They say you can't go home again, but maybe Avery the dog didn't get that memo.
She'd been gone for more than eight months and KARE-11 reports owners Liz and Chad Klavetter had given up on seeing their two-year-old boxer-pit bull mix again.
After all, the fliers and online postings and calls to the authorities had yielded nothing in the weeks and months after Avery slipped through an invisible fence and disappeared last June, KARE says. So much time had gone by that the Klavetters had left their home in Sandstone and moved to Barnum, getting a new dog to share the one-acre yard.
“We just assumed the worst had happened," Liz tells the Star Tribune.
Instead, the best happened on Monday when the Klavetters got a phone call from Heather Brewer of Cambridge. The Star Tribune says Brewer devotes much of her time to rescuing and rehabilitating dogs, especially pit bulls. Her reputation is such that when a woman in Beroun noticed a down-on-her-luck dog hanging around her house, it was Brewer she called.
Brewer was able to use Avery's microchip to trace her back to the Klavetters, setting up a tearful, wag-filled St. Patrick's Day reunion that Brewer videotaped and shared with KARE-11.

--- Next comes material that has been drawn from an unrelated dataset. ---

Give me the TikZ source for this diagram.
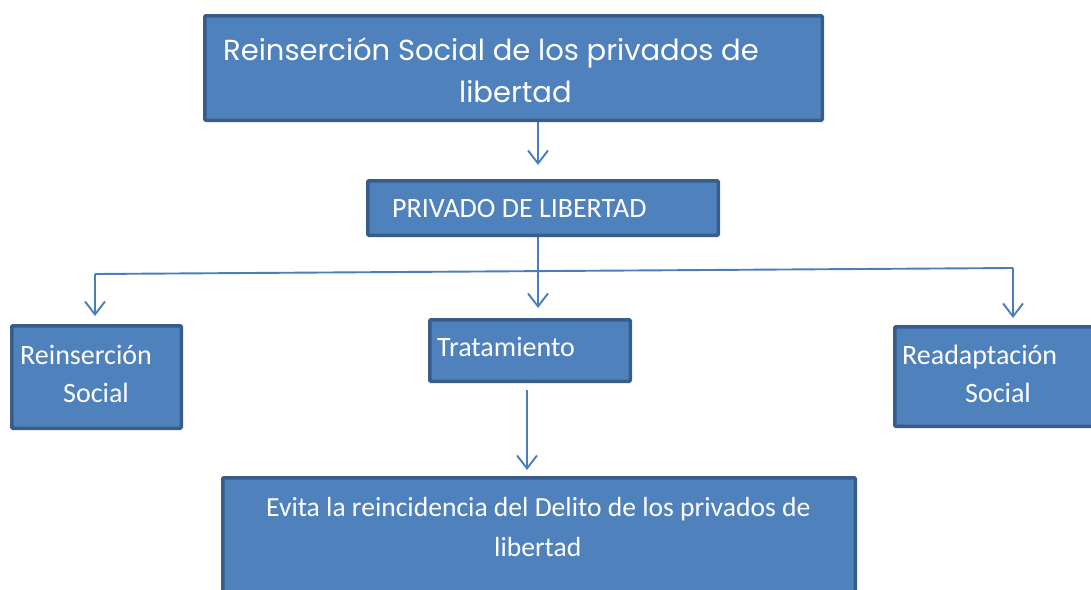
\documentclass[tikz,border=0pt]{standalone}
\usepackage{fontspec}
\setmainfont{Carlito}
\newfontfamily\titulofont{Poppins}
\usetikzlibrary{arrows.meta}
\definecolor{relleno}{HTML}{4F81BD}
\definecolor{borde}{HTML}{385D8A}
\definecolor{flecha}{HTML}{4A7EBB}

\begin{document}
\begin{tikzpicture}[x=1pt, y=-1pt, >={Straight Barb[length=13pt, width=20pt]},
    caja/.style={draw=borde, line width=3.5pt, fill=relleno, rounded corners=1pt},
    texto/.style={text=white, inner sep=0pt, anchor=base west, font=\fontsize{28}{38}\selectfont},
    titulo/.style={texto, font=\titulofont\fontsize{29}{38}\selectfont},
    rama/.style={draw=flecha, line width=1.9pt},
    conector/.style={rama, ->}]
  \useasboundingbox (0,0) rectangle (1091,589);
  % cajas
  \node[caja, minimum width=617.5pt, minimum height=104.5pt] (reinsercion) at (513.5,68) {};
  \node[caja, minimum width=350.5pt, minimum height=54.5pt] (privado) at (543,208) {};
  \node[caja, minimum width=200.5pt, minimum height=61.5pt] (tratamiento) at (530,350.5) {};
  \node[caja, minimum width=169.5pt, minimum height=102.5pt] (social) at (96.5,377) {};
  \node[caja, minimum width=208.5pt, minimum height=99.5pt] (readaptacion) at (999,376.5) {};
  \node[caja, minimum width=632.5pt, minimum height=140.5pt] (evita) at (539,548) {};
  % textos
  \node[titulo] (reinsercion-a) at (223,60) {Reinserción Social de los privados de};
  \node[titulo] (reinsercion-b) at (459,102) {libertad};
  \node[texto] (privado-a) at (392,217) {PRIVADO DE LIBERTAD};
  \node[texto] (tratamiento-a) at (437,356) {Tratamiento};
  \node[texto] (social-a) at (20,364) {Reinserción};
  \node[texto] (social-b) at (63,402) {Social};
  \node[texto] (readaptacion-a) at (902,364) {Readaptación};
  \node[texto] (readaptacion-b) at (965,402) {Social};
  \node[texto, font=\fontsize{27.6}{38}\selectfont] (evita-a) at (266,516) {Evita la reincidencia del Delito de los privados de};
  \node[texto, font=\fontsize{27.6}{38}\selectfont] (evita-b) at (494,556) {libertad};
  % conectores
  \coordinate (ramaizq) at (95,274);
  \coordinate (ramader) at (1013,268);
  \draw[conector] ([xshift=24.5pt]reinsercion.south) -- ([xshift=-5pt, yshift=14pt]privado.north);
  \draw[conector] ([xshift=-5pt]privado.south) -- ([xshift=8pt, yshift=10pt]tratamiento.north);
  \draw[rama] (ramaizq) -- (ramader);
  \draw[conector, shorten >=8pt] (ramaizq) -- (ramaizq |- social.north);
  \draw[conector, shorten >=7pt] (ramader) -- (ramader |- readaptacion.north);
  \draw[conector] ([xshift=-3pt, yshift=-7pt]tratamiento.south) -- ([xshift=-12pt, yshift=6pt]evita.north);
\end{tikzpicture}
\end{document}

Nobody's quite sure where Avery's wanderings took her, but it seems that someone helped her get through this harsh winter. The Klavetters tell KARE she was wearing a different collar than the one she had in Sandstone and she looked reasonably well fed.
Liz tells the Star Tribune she was hesitant to believe it really was Avery, but the dog's response left no doubt.
Not familiar with microchips?
As the Animal Humane Society explains, they're a form of pet ID that's about the size of a grain of rice. It's implanted under the skin between a dog's shoulders. It contains a scanning number that is listed in a national database with the owner's contact information.
The Humane Society charges $30 to implant microchips at any of its twice-monthly clinics at five Twin Cities-area locations.